阅读相关资料可知,潍县的百姓与集中营里的难民,也同样有过充满温情与友善的沟通。潍坊日报社编辑马道远为写《乐道院集中营》一书,采访过许多曾被关押在集中营的幸存者。家住潍坊的于兆吉老人家里至今保留着一把小木琴。当他还在读小学四年级时,有一天看到集中营的墙头上趴着一个瘦骨嶙峋的小女孩,十分可怜。于是他跑回家拿了几个西红柿和一个自己舍不得吃的鸡蛋来到墙根下,放在吊篮里送上去。不一会儿,小女孩将一把自制的小木琴搁在篮子里放了下来。尽管语言不通,但于兆吉明白,这是小女孩对他的真诚谢意。一把小木琴,经过历史的沧桑后,未必能奏出悠扬的音乐,但却让人相信,当年它在乐道院的高墙内外,肯定曾奏响过美妙的声音,因为,这代表着一抹色彩,代表着一种希望。
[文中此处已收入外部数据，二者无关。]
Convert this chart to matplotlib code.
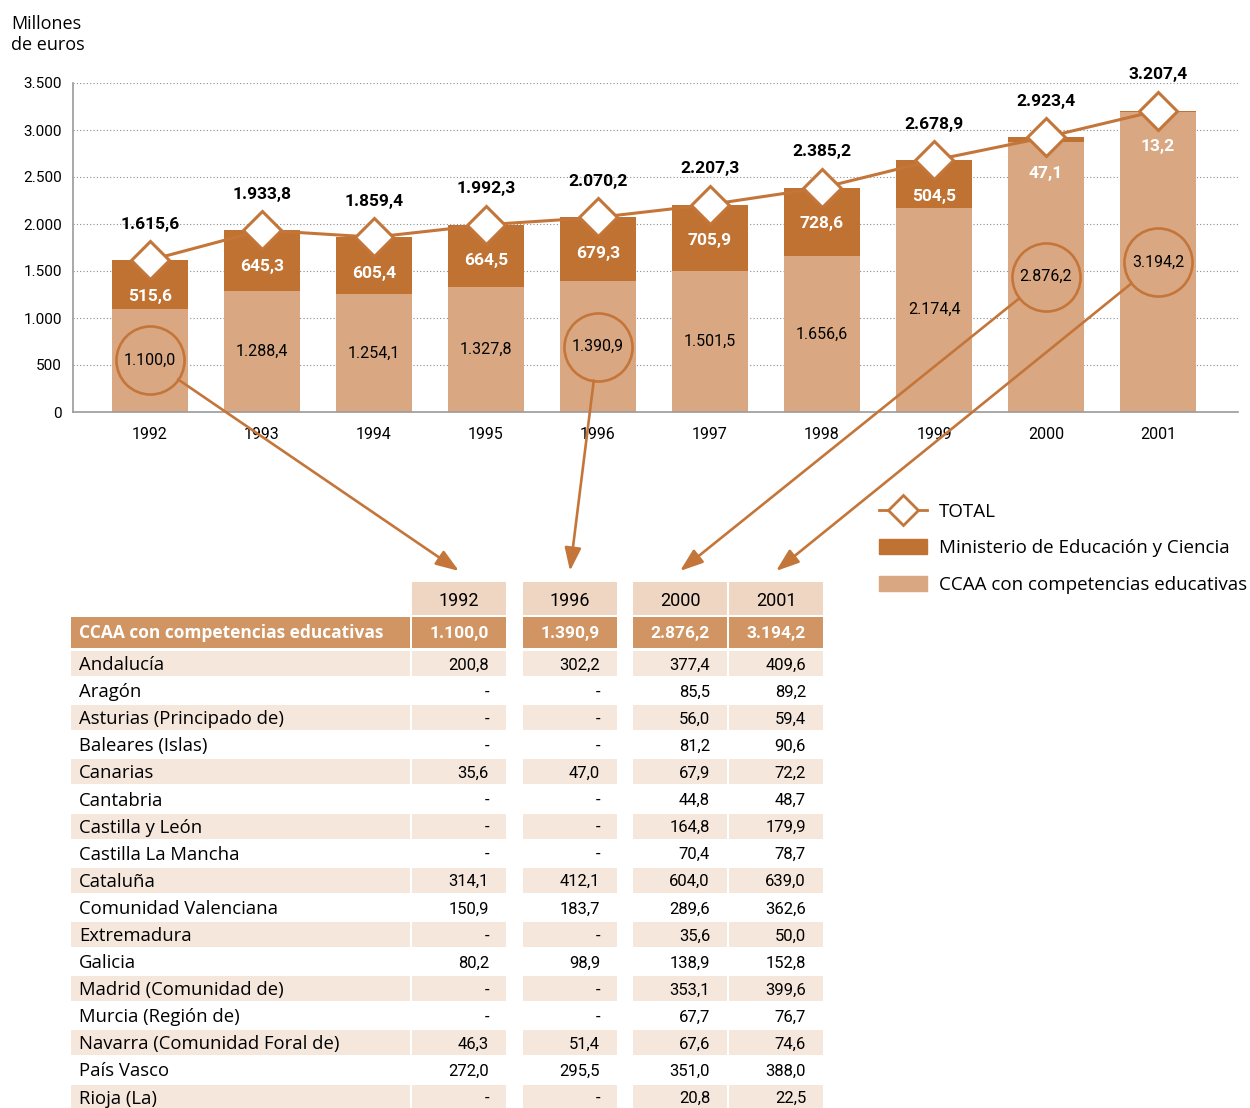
import matplotlib
matplotlib.use('Agg')
import matplotlib.pyplot as plt
from matplotlib.patches import Rectangle, Patch, ConnectionPatch
from matplotlib.lines import Line2D

W, H = 1250, 1108

years = ['1992', '1993', '1994', '1995', '1996', '1997', '1998', '1999', '2000', '2001']
ccaa = [1100.0, 1288.4, 1254.1, 1327.8, 1390.9, 1501.5, 1656.6, 2174.4, 2876.2, 3194.2]
mec = [515.6, 645.3, 605.4, 664.5, 679.3, 705.9, 728.6, 504.5, 47.1, 13.2]
total = [1615.6, 1933.8, 1859.4, 1992.3, 2070.2, 2207.3, 2385.2, 2678.9, 2923.4, 3207.4]
circled = ['1992', '1996', '2000', '2001']

regions = ['Andalucía', 'Aragón', 'Asturias (Principado de)', 'Baleares (Islas)',
           'Canarias', 'Cantabria', 'Castilla y León', 'Castilla La Mancha',
           'Cataluña', 'Comunidad Valenciana', 'Extremadura', 'Galicia',
           'Madrid (Comunidad de)', 'Murcia (Región de)',
           'Navarra (Comunidad Foral de)', 'País Vasco', 'Rioja (La)']
r1992 = [200.8, None, None, None, 35.6, None, None, None, 314.1, 150.9, None, 80.2, None, None, 46.3, 272.0, None]
r1996 = [302.2, None, None, None, 47.0, None, None, None, 412.1, 183.7, None, 98.9, None, None, 51.4, 295.5, None]
r2000 = [377.4, 85.5, 56.0, 81.2, 67.9, 44.8, 164.8, 70.4, 604.0, 289.6, 35.6, 138.9, 353.1, 67.7, 67.6, 351.0, 20.8]
r2001 = [409.6, 89.2, 59.4, 90.6, 72.2, 48.7, 179.9, 78.7, 639.0, 362.6, 50.0, 152.8, 399.6, 76.7, 74.6, 388.0, 22.5]
table_cols = [r1992, r1996, r2000, r2001]

DARK = '#C07232'
LIGHT = '#D9A882'
LINE = '#C4763A'
HEAD = '#EFD6C3'
CCAA_ROW = '#D09563'
SHADE = '#F6E7DD'
NUM = ['Roboto', 'DejaVu Sans']
TXT = ['Open Sans', 'DejaVu Sans']


def fmt(v, nd=1):
    if v is None:
        return '-'
    s = f'{v:,.{nd}f}'
    return s.replace(',', '#').replace('.', ',').replace('#', '.')


fig = plt.figure(figsize=(W / 100, H / 100), dpi=100)

# ---- chart ----
ax = fig.add_axes([73 / W, 1 - 412 / H, (1238 - 73) / W, (412 - 83) / H])
x = list(range(len(years)))
ax.bar(x, ccaa, 0.68, color=LIGHT, zorder=2)
ax.bar(x, mec, 0.68, bottom=ccaa, color=DARK, zorder=2)
ax.plot(x, total, color=LINE, lw=2.2, marker='D', ms=19, mfc='white',
        mec=LINE, mew=2.2, zorder=4)

ax.set_xlim(-0.6875, 9.714)
ax.set_ylim(0, 3500)
ax.set_yticks(range(0, 3501, 500))
ax.set_yticklabels([fmt(v, 0) for v in range(0, 3501, 500)], family=NUM, fontsize=11)
ax.set_xticks(x)
ax.set_xticklabels(years, family=NUM, fontsize=11.5)
ax.tick_params(length=0)
ax.tick_params(axis='y', pad=8)
ax.tick_params(axis='x', pad=11)
ax.yaxis.grid(True, ls=(0, (1, 2)), color='#8c8c8c', lw=0.8)
ax.set_axisbelow(True)
for s in ['top', 'right']:
    ax.spines[s].set_visible(False)
for s in ['left', 'bottom']:
    ax.spines[s].set_color('#9a9a9a')
    ax.spines[s].set_linewidth(1.2)

for i in x:
    ax.annotate(fmt(total[i]), (i, total[i]), xytext=(0, 26), textcoords='offset points',
                ha='center', va='center', family=NUM, fontsize=12.5, fontweight='bold', zorder=6)
    ax.annotate(fmt(mec[i]), (i, total[i]), xytext=(0, -26), textcoords='offset points',
                ha='center', va='center', family=NUM, fontsize=12.5, fontweight='bold',
                color='white', zorder=3)
    ax.text(i, ccaa[i] / 2, fmt(ccaa[i]), ha='center', va='center', family=NUM,
            fontsize=11.5, zorder=3)
    if years[i] in circled:
        ax.plot([i], [ccaa[i] / 2], 'o', ms=49, mfc='none', mec=LINE, mew=1.9, zorder=5)

fig.text(11 / W, 1 - 15 / H, 'Millones\nde euros', va='top', ha='left',
         family=TXT, fontsize=13, linespacing=1.25)

# ---- legend ----
handles = [Line2D([], [], color=LINE, lw=2, marker='D', ms=15, mfc='white', mec=LINE, mew=2),
           Patch(color=DARK), Patch(color=LIGHT)]
labels = ['TOTAL', 'Ministerio de Educación y Ciencia', 'CCAA con competencias educativas']
fig.legend(handles, labels, loc='upper left', bbox_to_anchor=(879 / W, 1 - 503 / H),
           frameon=False, prop={'family': TXT, 'size': 13.5}, handlelength=2.55,
           handleheight=0.85, labelspacing=0.98, handletextpad=0.65, borderpad=0, borderaxespad=0)

# ---- table ----
ov = fig.add_axes([0, 0, 1, 1])
ov.set_xlim(0, W)
ov.set_ylim(H, 0)
ov.axis('off')
ov.patch.set_alpha(0)

lab_x0, lab_x1 = 71, 410
col_edges = [(412, 506), (523, 617), (633, 727), (729, 823)]
head_y0, head_y1 = 582, 615
ccaa_y0, ccaa_y1 = 617, 648
row_y0, row_pitch, row_h = 651, 27.1, 25

for (c0, c1), yr in zip(col_edges, circled):
    ov.add_patch(Rectangle((c0, head_y0), c1 - c0, head_y1 - head_y0, color=HEAD, lw=0))
    ov.text((c0 + c1) / 2, (head_y0 + head_y1) / 2 + 2, yr, ha='center', va='center',
            family=NUM, fontsize=13)

ov.add_patch(Rectangle((lab_x0, ccaa_y0), lab_x1 - lab_x0, ccaa_y1 - ccaa_y0, color=CCAA_ROW, lw=0))
ov.text(lab_x0 + 8, (ccaa_y0 + ccaa_y1) / 2, 'CCAA con competencias educativas', ha='left',
        va='center', family=TXT, fontsize=12.5, fontweight='bold', color='white')
for (c0, c1), yr in zip(col_edges, circled):
    ov.add_patch(Rectangle((c0, ccaa_y0), c1 - c0, ccaa_y1 - ccaa_y0, color=CCAA_ROW, lw=0))
    ov.text(c1 - 17, (ccaa_y0 + ccaa_y1) / 2 + 1, fmt(ccaa[years.index(yr)]), ha='right',
            va='center', family=NUM, fontsize=12.5, fontweight='bold', color='white')

for r, name in enumerate(regions):
    y0 = row_y0 + r * row_pitch
    yc = y0 + row_h / 2
    if r % 2 == 0:
        ov.add_patch(Rectangle((lab_x0, y0), lab_x1 - lab_x0, row_h, color=SHADE, lw=0))
        for c0, c1 in col_edges:
            ov.add_patch(Rectangle((c0, y0), c1 - c0, row_h, color=SHADE, lw=0))
    ov.text(lab_x0 + 8, yc + 1.5, name, ha='left', va='center', family=TXT, fontsize=13.3)
    for (c0, c1), vals in zip(col_edges, table_cols):
        ov.text(c1 - 17, yc + 1.5, fmt(vals[r]), ha='right', va='center', family=NUM, fontsize=12)

# ---- arrows from circled bars to table columns ----
for (c0, c1), yr in zip(col_edges, circled):
    i = years.index(yr)
    arr = ConnectionPatch(xyA=(i, ccaa[i] / 2), coordsA=ax.transData,
                          xyB=((c0 + c1) / 2, 571), coordsB=ov.transData,
                          arrowstyle='-|>,head_length=14,head_width=5', mutation_scale=1,
                          shrinkA=24.5, shrinkB=0, color=LINE, lw=1.9)
    fig.add_artist(arr)

fig.savefig('out.png', dpi=100)
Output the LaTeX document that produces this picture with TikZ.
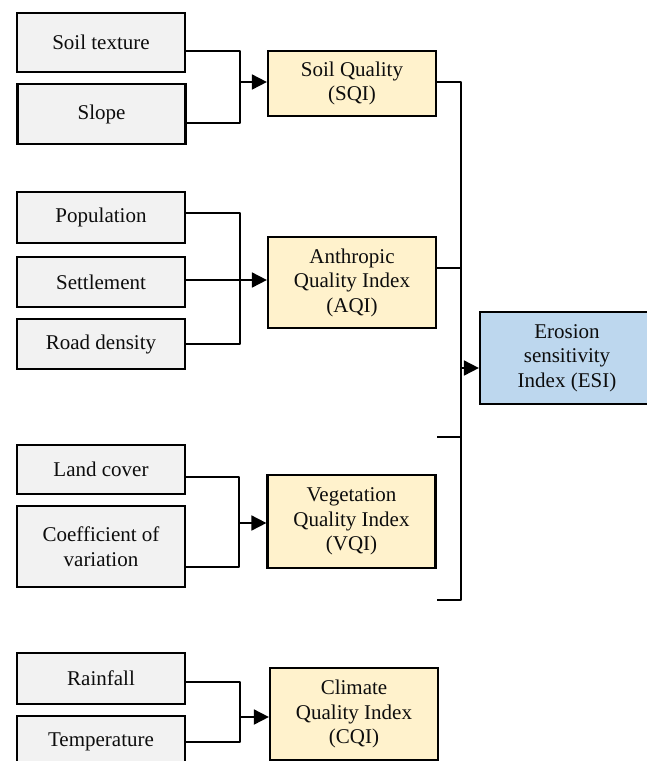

B2版上苗得雨老先生所写的《通向孟良崮的“人桥”》一文,读来既能感受到战争的紧迫,同时又会被其中人物的温情所感动:在孟良崮战役即将打响的晚上,为了让部队飞速渡过汶河,李桂芳和刘曰梅组织了青年妇女,每四人抬一扇门板,搭了一座“人桥”。一个小时的工夫,部队跑步前进过了一个团两千人,及时赶到战地,对战役起了至关重要的作用。文中有段话寥寥数语却最感动我:当飞跑的战士来到“桥”前,问:“什么桥?”答:“人桥!”“什么人?”“妇女姐妹!”战士们感动又激动地扑通跪下了。总有一种温情,让战争显得不是那么残酷。相信苗老先生也是怀着这样的感动写下这篇文章,看,他说的:“人桥,就是这样产生的,是急中生智,是大智,也是大爱。”